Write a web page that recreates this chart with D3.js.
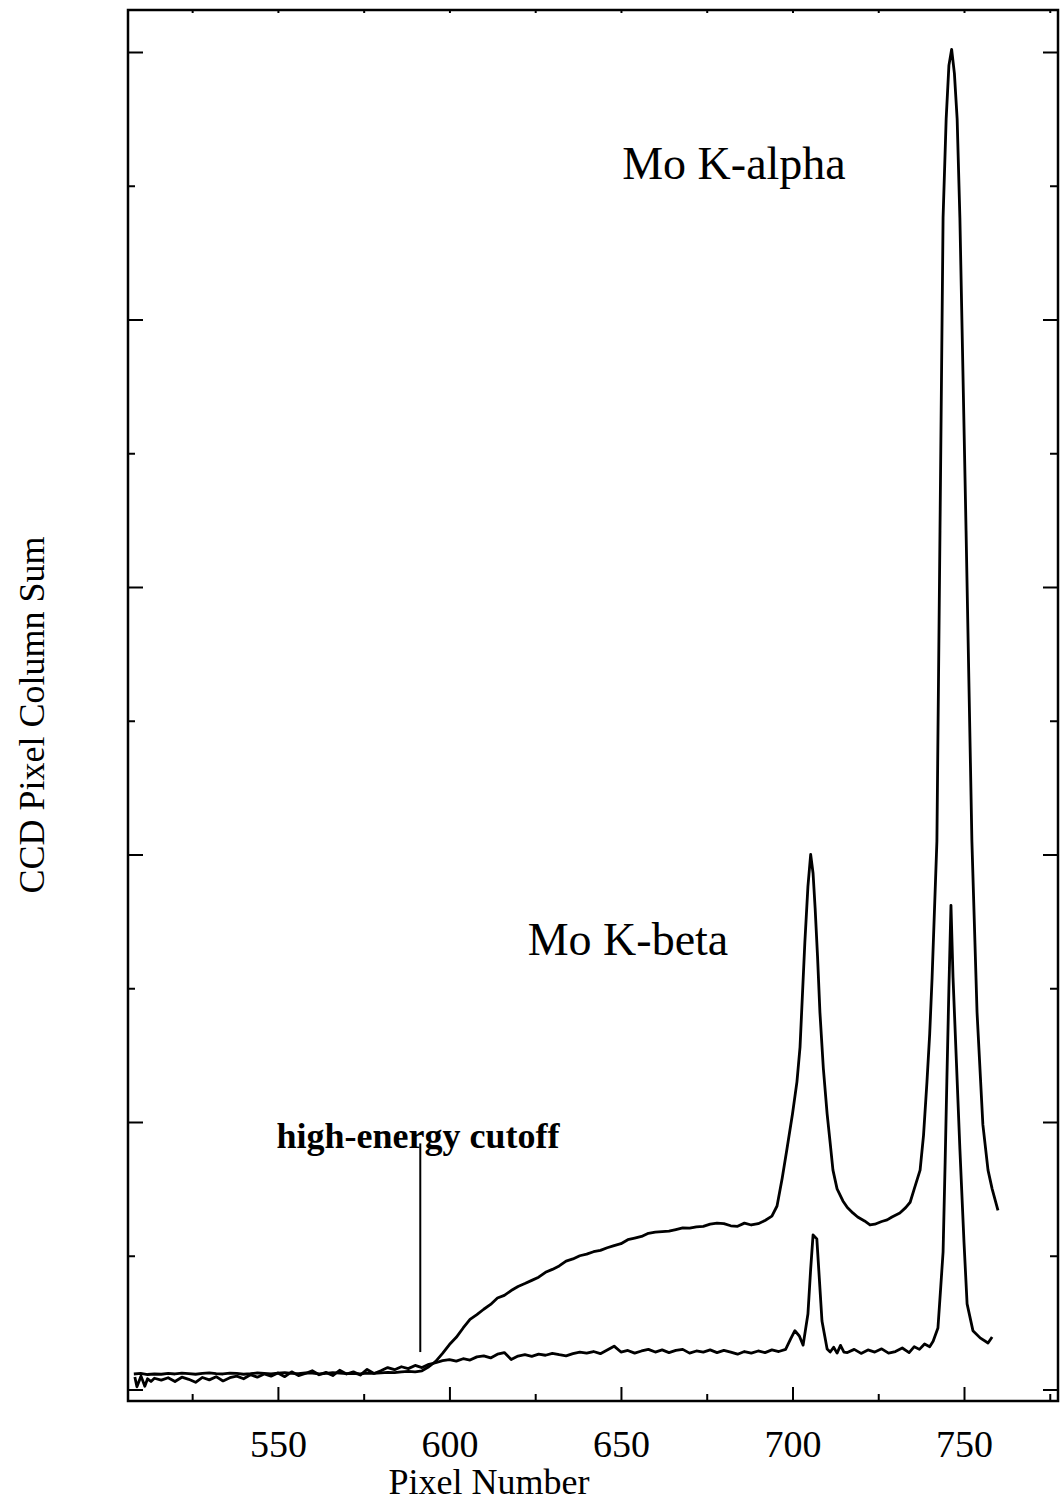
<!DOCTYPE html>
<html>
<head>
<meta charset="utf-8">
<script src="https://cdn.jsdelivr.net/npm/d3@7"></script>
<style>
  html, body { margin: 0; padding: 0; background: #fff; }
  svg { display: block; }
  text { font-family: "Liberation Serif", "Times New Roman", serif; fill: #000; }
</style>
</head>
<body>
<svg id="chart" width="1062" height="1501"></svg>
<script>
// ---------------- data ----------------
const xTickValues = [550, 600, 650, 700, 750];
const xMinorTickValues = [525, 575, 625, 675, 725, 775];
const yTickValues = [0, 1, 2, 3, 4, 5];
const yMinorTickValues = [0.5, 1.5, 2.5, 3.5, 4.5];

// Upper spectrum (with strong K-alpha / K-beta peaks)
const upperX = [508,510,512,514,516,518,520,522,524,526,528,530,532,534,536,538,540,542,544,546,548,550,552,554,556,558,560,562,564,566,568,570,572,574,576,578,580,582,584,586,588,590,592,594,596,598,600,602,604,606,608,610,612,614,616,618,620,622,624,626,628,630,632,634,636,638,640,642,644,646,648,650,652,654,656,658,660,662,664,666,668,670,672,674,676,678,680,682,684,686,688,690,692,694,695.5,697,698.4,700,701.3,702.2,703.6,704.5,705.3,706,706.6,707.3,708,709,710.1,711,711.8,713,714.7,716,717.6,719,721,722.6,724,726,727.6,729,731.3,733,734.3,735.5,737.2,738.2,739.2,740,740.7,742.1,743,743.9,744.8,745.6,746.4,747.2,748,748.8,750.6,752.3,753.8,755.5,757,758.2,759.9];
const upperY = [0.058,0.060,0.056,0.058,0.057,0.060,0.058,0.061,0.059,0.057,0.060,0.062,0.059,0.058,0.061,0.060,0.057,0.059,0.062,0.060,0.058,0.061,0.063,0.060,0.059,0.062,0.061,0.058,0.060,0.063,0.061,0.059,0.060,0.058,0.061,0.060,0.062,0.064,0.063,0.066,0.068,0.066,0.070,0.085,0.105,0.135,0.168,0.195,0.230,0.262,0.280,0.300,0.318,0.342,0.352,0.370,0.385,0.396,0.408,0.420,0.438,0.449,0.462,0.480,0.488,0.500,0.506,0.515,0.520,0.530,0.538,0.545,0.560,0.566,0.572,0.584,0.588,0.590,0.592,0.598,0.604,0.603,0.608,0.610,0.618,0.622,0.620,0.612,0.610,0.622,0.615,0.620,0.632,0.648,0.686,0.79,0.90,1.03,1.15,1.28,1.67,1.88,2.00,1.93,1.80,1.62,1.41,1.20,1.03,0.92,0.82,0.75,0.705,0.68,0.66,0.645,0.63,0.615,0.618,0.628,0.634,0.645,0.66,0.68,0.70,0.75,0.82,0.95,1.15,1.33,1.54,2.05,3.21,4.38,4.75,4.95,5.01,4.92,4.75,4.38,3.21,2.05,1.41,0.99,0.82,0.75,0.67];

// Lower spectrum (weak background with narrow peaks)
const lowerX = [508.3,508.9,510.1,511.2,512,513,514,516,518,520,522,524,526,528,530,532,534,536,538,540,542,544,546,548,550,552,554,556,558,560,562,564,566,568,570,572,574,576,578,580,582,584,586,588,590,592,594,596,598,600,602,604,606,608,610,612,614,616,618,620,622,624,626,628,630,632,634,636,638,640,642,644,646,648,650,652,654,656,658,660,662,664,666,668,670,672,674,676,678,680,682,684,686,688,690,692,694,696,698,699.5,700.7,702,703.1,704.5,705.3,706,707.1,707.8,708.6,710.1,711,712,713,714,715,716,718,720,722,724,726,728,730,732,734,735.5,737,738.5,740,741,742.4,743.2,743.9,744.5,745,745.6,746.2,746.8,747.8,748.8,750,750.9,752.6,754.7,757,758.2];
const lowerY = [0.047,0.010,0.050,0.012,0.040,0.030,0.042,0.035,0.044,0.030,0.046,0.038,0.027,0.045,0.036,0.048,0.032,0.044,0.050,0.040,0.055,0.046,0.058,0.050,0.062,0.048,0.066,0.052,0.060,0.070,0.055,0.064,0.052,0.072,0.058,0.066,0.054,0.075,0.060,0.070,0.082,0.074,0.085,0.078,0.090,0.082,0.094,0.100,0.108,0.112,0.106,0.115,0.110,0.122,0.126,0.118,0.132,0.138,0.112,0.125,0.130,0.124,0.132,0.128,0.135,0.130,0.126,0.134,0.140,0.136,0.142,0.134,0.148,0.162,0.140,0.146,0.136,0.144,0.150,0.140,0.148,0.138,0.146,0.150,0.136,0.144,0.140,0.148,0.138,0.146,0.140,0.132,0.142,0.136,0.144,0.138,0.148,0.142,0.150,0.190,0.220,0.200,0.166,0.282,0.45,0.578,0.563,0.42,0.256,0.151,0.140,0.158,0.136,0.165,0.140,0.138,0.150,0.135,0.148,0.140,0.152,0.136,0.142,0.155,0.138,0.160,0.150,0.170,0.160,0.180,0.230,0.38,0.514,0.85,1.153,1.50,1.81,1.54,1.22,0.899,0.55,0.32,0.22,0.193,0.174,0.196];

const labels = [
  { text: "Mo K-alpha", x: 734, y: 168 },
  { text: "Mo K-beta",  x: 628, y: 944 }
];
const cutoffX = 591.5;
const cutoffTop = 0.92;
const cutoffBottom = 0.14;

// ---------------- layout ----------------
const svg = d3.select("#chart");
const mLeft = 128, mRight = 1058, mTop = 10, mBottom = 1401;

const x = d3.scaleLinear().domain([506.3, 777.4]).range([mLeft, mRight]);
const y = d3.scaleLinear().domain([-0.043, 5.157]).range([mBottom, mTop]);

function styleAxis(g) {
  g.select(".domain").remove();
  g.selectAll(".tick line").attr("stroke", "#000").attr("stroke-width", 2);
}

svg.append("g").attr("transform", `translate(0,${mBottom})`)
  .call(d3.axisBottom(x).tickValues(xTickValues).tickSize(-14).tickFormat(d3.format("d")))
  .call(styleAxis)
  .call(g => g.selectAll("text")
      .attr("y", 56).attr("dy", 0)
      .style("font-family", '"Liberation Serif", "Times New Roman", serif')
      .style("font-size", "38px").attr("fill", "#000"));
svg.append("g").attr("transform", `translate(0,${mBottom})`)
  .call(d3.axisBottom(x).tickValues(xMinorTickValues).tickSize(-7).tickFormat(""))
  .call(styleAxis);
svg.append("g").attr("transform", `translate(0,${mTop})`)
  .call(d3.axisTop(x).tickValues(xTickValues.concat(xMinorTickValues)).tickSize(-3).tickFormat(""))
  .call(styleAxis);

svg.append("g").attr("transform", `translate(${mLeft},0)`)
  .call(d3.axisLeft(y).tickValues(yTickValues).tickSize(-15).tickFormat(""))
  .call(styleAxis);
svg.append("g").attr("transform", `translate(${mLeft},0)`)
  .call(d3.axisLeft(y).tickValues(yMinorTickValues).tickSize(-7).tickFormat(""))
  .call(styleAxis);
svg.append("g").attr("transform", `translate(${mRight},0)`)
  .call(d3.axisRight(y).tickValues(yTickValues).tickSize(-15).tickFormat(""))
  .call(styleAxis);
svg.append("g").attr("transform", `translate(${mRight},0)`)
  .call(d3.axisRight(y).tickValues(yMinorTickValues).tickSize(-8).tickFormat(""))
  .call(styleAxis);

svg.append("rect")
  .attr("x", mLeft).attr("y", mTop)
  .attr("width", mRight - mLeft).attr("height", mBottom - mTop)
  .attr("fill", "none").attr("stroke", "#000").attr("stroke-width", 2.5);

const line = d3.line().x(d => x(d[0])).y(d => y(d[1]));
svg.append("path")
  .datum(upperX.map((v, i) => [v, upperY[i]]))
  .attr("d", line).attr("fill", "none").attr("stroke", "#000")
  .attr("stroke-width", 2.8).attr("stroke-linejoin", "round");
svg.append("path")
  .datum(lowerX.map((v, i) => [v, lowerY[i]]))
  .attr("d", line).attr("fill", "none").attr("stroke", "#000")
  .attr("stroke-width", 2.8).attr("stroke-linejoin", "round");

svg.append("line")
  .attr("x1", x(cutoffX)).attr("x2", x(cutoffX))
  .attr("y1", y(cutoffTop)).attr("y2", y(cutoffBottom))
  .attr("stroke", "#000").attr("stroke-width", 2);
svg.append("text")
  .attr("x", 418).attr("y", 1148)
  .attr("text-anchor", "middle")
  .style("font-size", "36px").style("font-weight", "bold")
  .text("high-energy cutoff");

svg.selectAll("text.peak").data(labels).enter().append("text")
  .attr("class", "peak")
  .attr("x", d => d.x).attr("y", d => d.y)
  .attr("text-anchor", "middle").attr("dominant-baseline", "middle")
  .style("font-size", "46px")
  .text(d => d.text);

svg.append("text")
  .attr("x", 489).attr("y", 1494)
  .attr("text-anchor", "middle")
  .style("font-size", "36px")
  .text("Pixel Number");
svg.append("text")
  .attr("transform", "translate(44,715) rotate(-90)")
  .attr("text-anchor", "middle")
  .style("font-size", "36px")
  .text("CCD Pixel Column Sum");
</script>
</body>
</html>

◆ What is asked:
Give again, word for word, every line from the top of the data through the line with "const yMinorTickValues = [0.5, 1.5, 2.5, 3.5, 4.5];", both ends included, and exclude the pictures.

◆ Completed exercise:
Write a web page that recreates this chart with D3.js.
<!DOCTYPE html>
<html>
<head>
<meta charset="utf-8">
<script src="https://cdn.jsdelivr.net/npm/d3@7"></script>
<style>
  html, body { margin: 0; padding: 0; background: #fff; }
  svg { display: block; }
  text { font-family: "Liberation Serif", "Times New Roman", serif; fill: #000; }
</style>
</head>
<body>
<svg id="chart" width="1062" height="1501"></svg>
<script>
// ---------------- data ----------------
const xTickValues = [550, 600, 650, 700, 750];
const xMinorTickValues = [525, 575, 625, 675, 725, 775];
const yTickValues = [0, 1, 2, 3, 4, 5];
const yMinorTickValues = [0.5, 1.5, 2.5, 3.5, 4.5];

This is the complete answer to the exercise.